Leave out the pictures, and write out exactly the lines from the beginning of the material to the line holding "import matplotlib.pyplot as plt", that line included, and nothing else.

— Start Records shown —

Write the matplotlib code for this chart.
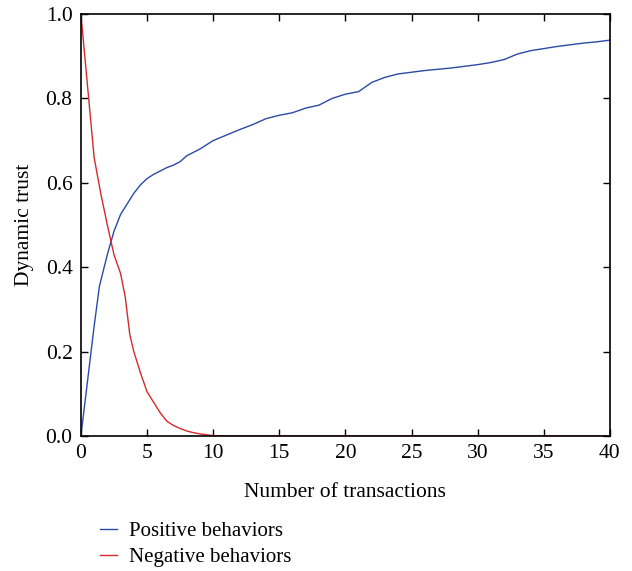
import numpy as np
import matplotlib.pyplot as plt

# values
pos_x = [0, 0.5, 1, 1.4, 2, 2.5, 3, 3.5, 4, 4.5, 5, 5.5, 6, 6.5, 7, 7.5, 8, 9, 10, 11, 12, 13, 14, 15, 16,
         17, 18, 19, 20, 21, 22, 23, 24, 25, 26, 27, 28, 29, 30, 31, 32, 33, 34, 35, 36, 37, 38, 39, 40]
pos_y = [0.0, 0.13, 0.26, 0.355, 0.43, 0.485, 0.525, 0.55, 0.575, 0.595, 0.61, 0.62, 0.628, 0.636, 0.642,
         0.65, 0.664, 0.68, 0.70, 0.713, 0.726, 0.738, 0.752, 0.76, 0.766, 0.777, 0.784, 0.80, 0.81,
         0.816, 0.838, 0.85, 0.858, 0.862, 0.866, 0.869, 0.872, 0.876, 0.88, 0.885, 0.892, 0.905,
         0.913, 0.918, 0.923, 0.927, 0.931, 0.934, 0.938]

neg_x = [0, 0.5, 1, 1.5, 2, 2.5, 3, 3.35, 3.7, 4, 4.5, 5, 5.5, 6, 6.5, 7, 7.5, 8, 8.5, 9, 9.5, 10, 11, 15, 20, 25, 30, 35, 40]
neg_y = [1.0, 0.83, 0.66, 0.575, 0.50, 0.43, 0.385, 0.33, 0.24, 0.2, 0.15, 0.105, 0.08, 0.055, 0.035,
         0.025, 0.018, 0.012, 0.008, 0.005, 0.003, 0.001, 0.0, 0.0, 0.0, 0.0, 0.0, 0.0, 0.0]

labels = ['Positive behaviors', 'Negative behaviors']

plt.rcParams['font.family'] = ['Liberation Serif', 'DejaVu Serif']
plt.rcParams['font.size'] = 15

fig = plt.figure(figsize=(6.32, 5.71), dpi=100)
ax = fig.add_axes([0.128, 0.2364, 0.837, 0.7391])

ax.plot(pos_x, pos_y, color='#2a4aa6', lw=1.0, label=labels[0])
ax.plot(neg_x, neg_y, color='#d42a2a', lw=1.0, label=labels[1])

ax.set_xlim(0, 40)
ax.set_ylim(0, 1.0)
ax.set_xticks(np.arange(0, 41, 5))
ax.set_yticks(np.arange(0, 1.01, 0.2))
ax.set_yticklabels(['%.1f' % v for v in np.arange(0, 1.01, 0.2)])
ax.tick_params(direction='in', top=True, right=True, length=5, width=1.0, labelsize=15.5, pad=6)
for s in ax.spines.values():
    s.set_linewidth(1.2)

ax.set_xlabel('Number of transactions', fontsize=15.5, labelpad=14)
ax.set_ylabel('Dynamic trust', fontsize=15.5, labelpad=8)

ax.legend(loc='upper left', bbox_to_anchor=(0.017, -0.178), frameon=False, fontsize=15,
          handlelength=0.8, handletextpad=0.6, labelspacing=0.3, borderpad=0)

fig.savefig('out.png', dpi=100)
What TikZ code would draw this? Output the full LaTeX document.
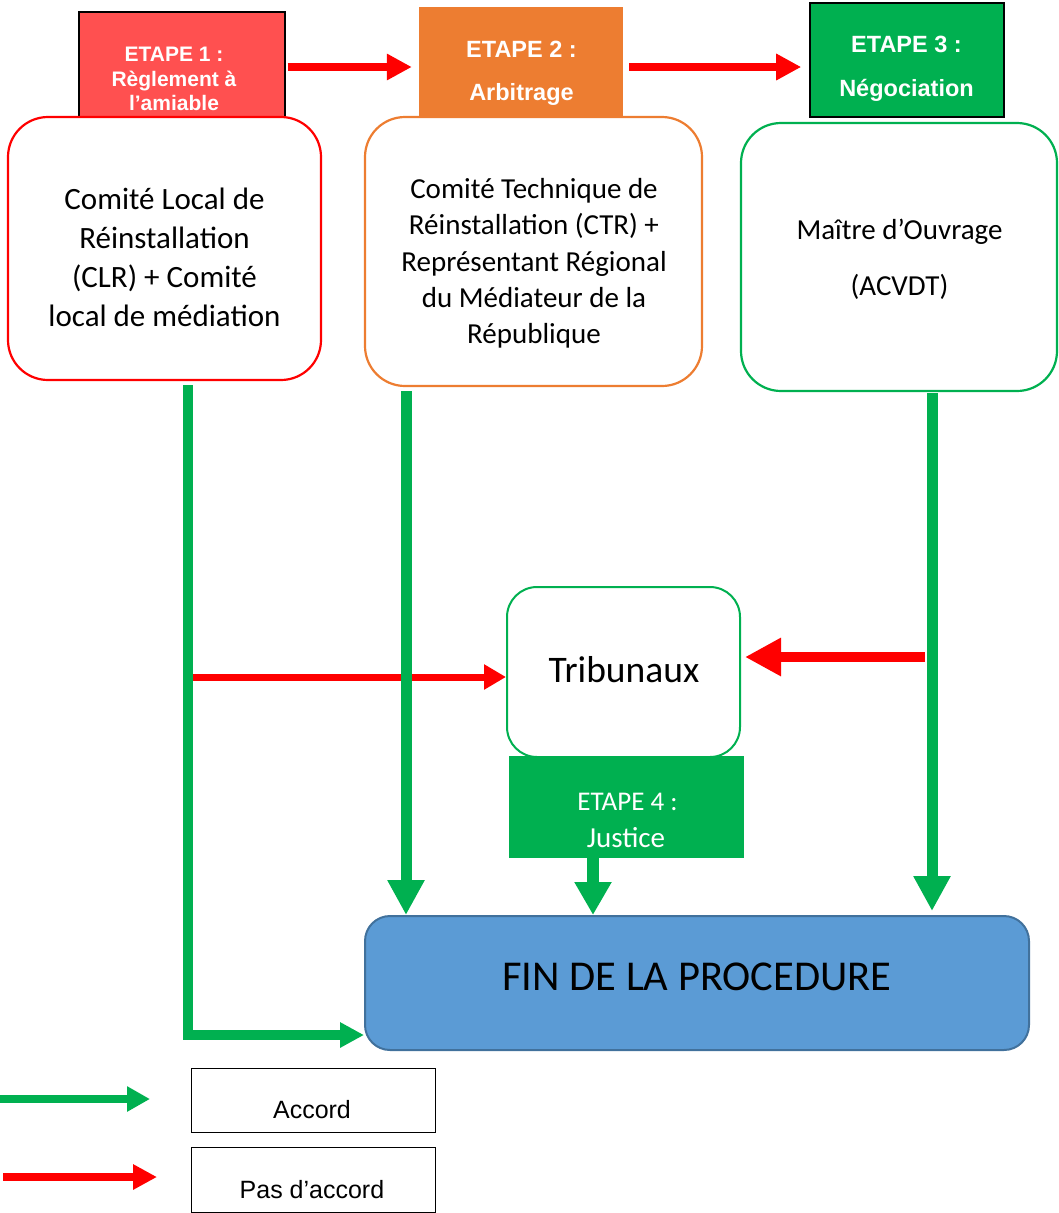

— End Records shown —

__Full response__.
Write the matplotlib code for this chart.
import numpy as np
import matplotlib.pyplot as plt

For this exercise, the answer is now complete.